I have one more person from WWII to remember each Memorial Day. My Uncle George was an aviation flight crew chief.  After the war ended, shuffling the fleet of planes became routine work for the air corps and the Navy was no different.  George was crew chief on a cross-country route from Norfolk to San Diego, ferrying a patrol observation plane from one coast to another.  Corpus Cristi TX provided a refueling stop for the crew and the bird.  The pilot took on an extra two passengers the morning of launch for the second part of their trip.  He, his passengers, and my great Uncle died that morning when a malfunction occurred and the plane crashes after lifting off.  Uncle George was our family’s military hero.


Before my own service, I learned of Korea in history books and I watched Vietnam on the television news from Mr.
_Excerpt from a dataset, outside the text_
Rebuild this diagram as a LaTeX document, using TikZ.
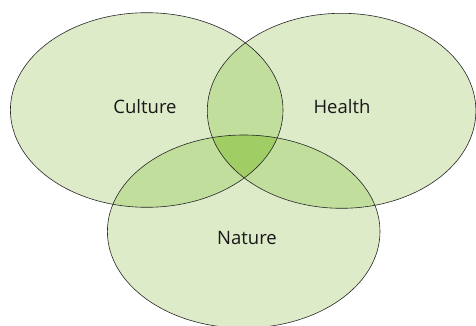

Cronkite.  My own service saw shipmates and associate crewmen die on active duty.  Just after I retired from the Navy, the United States suffered the 9-11 tragedies and entered the Second Gulf War.  My son, nieces, and nephews have accomplished their service.  They’ve lost their comrades.  We each are links to the past and the future, with our chain of memories of family, friends, and shipmates to remember and to honor.
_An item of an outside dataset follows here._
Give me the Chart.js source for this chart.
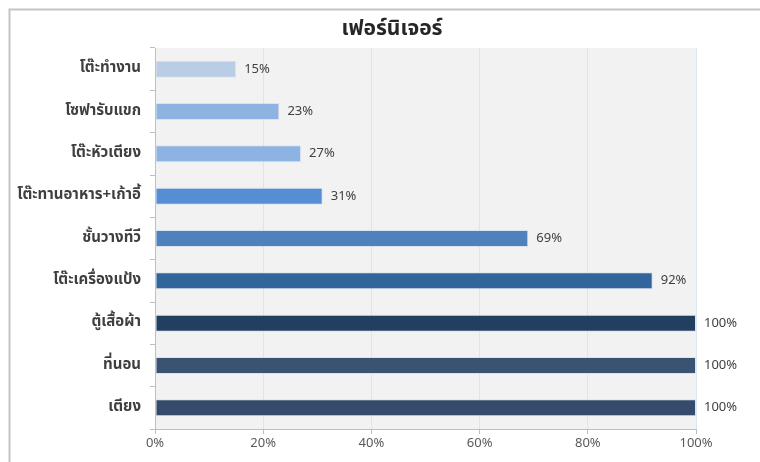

Will you join us, this Memorial Day?  Before the picnics, before splashing the boats or starting out on the project for the camping trip, before striking the BBQ grill, will you pause with your own family and friends, perhaps visit the military memorial in your local cemetery, or join the parade, or go to church, will you stop for a moment and pray the souls who have gone before us, having given themselves to service for our country, will enjoy the blessings of heaven and support us as we continue defending our nation’s people.  Please.

May the Grace and Blessings of God our Father and our Lord Jesus Christ be carried to each of them, and to all of you, by the Holy Spirit.  Amen.